Item 1.01. Entry Into a Material Definitive Agreement.
On May 8, 2017, the Company and certain of its subsidiaries entered into a Third Amended and Restated Credit Agreement (the “Amended and Restated U.S. Credit Facility”) with Coöperatieve Rabobank U.A., New York Branch (“Rabobank”), as administrative agent and collateral agent, and the other lenders party thereto. Among other things, the Amended and Restated U.S. Credit Facility increased the revolving loan commitment from $700.0 million to $750.0 million and increased the term loan commitment from $500.0 million to $800.0 million. In connection with the Amended and Restated U.S. Credit Facility, the Company borrowed $300.0 million under the term loan commitment and applied the proceeds to repay revolving loan borrowings.
Under the Amended and Restated U.S. Credit Facility, the maturity date of the revolving loan commitment and the term loans was extended from February 10, 2020 to May 6, 2022. Pursuant to the Amended and Restated U.S. Credit Facility, installments of principal on the term loans are required to be made in an amount equal to 1.25% of the original principal amount of the term loans on a quarterly basis prior to the maturity date of the term loans. In addition, the minimum consolidated tangible net worth covenant was amended.
All obligations under the Amended and Restated U.S. Credit Facility continue to be unconditionally guaranteed by certain of the Company’s subsidiaries and continue to be secured by a first priority lien on (i) the accounts receivable and inventory of our Company and its non-Mexico subsidiaries, (ii) 100% of the equity interests in our domestic subsidiaries, To-Ricos, Ltd. and To-Ricos Distribution, Ltd., and 65% of the equity interests in our direct foreign subsidiaries and (iii) substantially all of the assets of the Company and the guarantors under the Amended and Restated U.S. Credit Facility.

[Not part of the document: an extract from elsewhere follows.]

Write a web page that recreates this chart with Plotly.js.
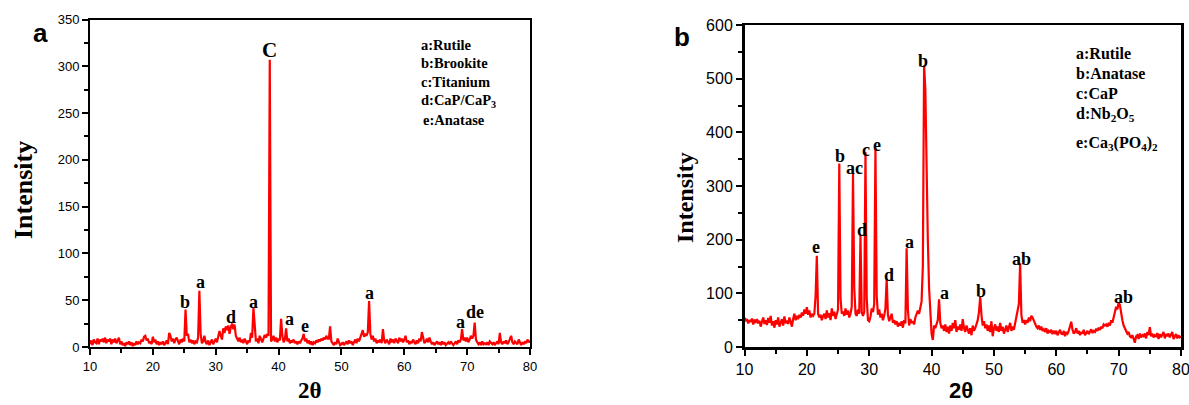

The foregoing description of the Amended and Restated U.S. Credit Facility and the transactions contemplated by the Amended and Restated U.S. Credit Facility does not purport to be complete and is qualified in its entirety by reference to the text of the Amended and Restated U.S. Credit Facility, which is filed as Exhibit 10.1 hereto and incorporated into this report by reference.
Item 2.03 Creation of a Direct Financial Obligation or an Obligation under an Off-Balance Sheet Arrangement of a Registrant.
The information provided in Item 1.01 of this Current Report on Form 8-K is incorporated by reference into this Item 2.03.
Item 9.01 Financial Statements and Exhibits.
Exhibit
Number
Description
10.1
Third Amended and Restated Credit Agreement dated May 8, 2017 among Pilgrim’s Pride Corporation, the other loan parties thereto, and the lenders party thereto, and Coöperatieve Rabobank U.A., New York Branch, as administrative agent and collateral agent.







SIGNATURE  
Pursuant to the requirements of the Securities Exchange Act of 1934, the registrant has duly caused this report to be signed on its behalf by the undersigned hereunto duly authorized.
 
 
 
PILGRIM’S PRIDE CORPORATION
 
 
 
 
Date:
May 10, 2017
 
/s/ Fabio Sandri
 
 
 
Fabio Sandri
 
 
 
Chief Financial Officer






Exhibit Index
Exhibit
Number
Description
10.1
Third Amended and Restated Credit Agreement dated May 8, 2017 among Pilgrim’s Pride Corporation, the other loan parties thereto, and the lenders party thereto, and Coöperatieve Rabobank U.A., New York Branch, as administrative agent and collateral agent.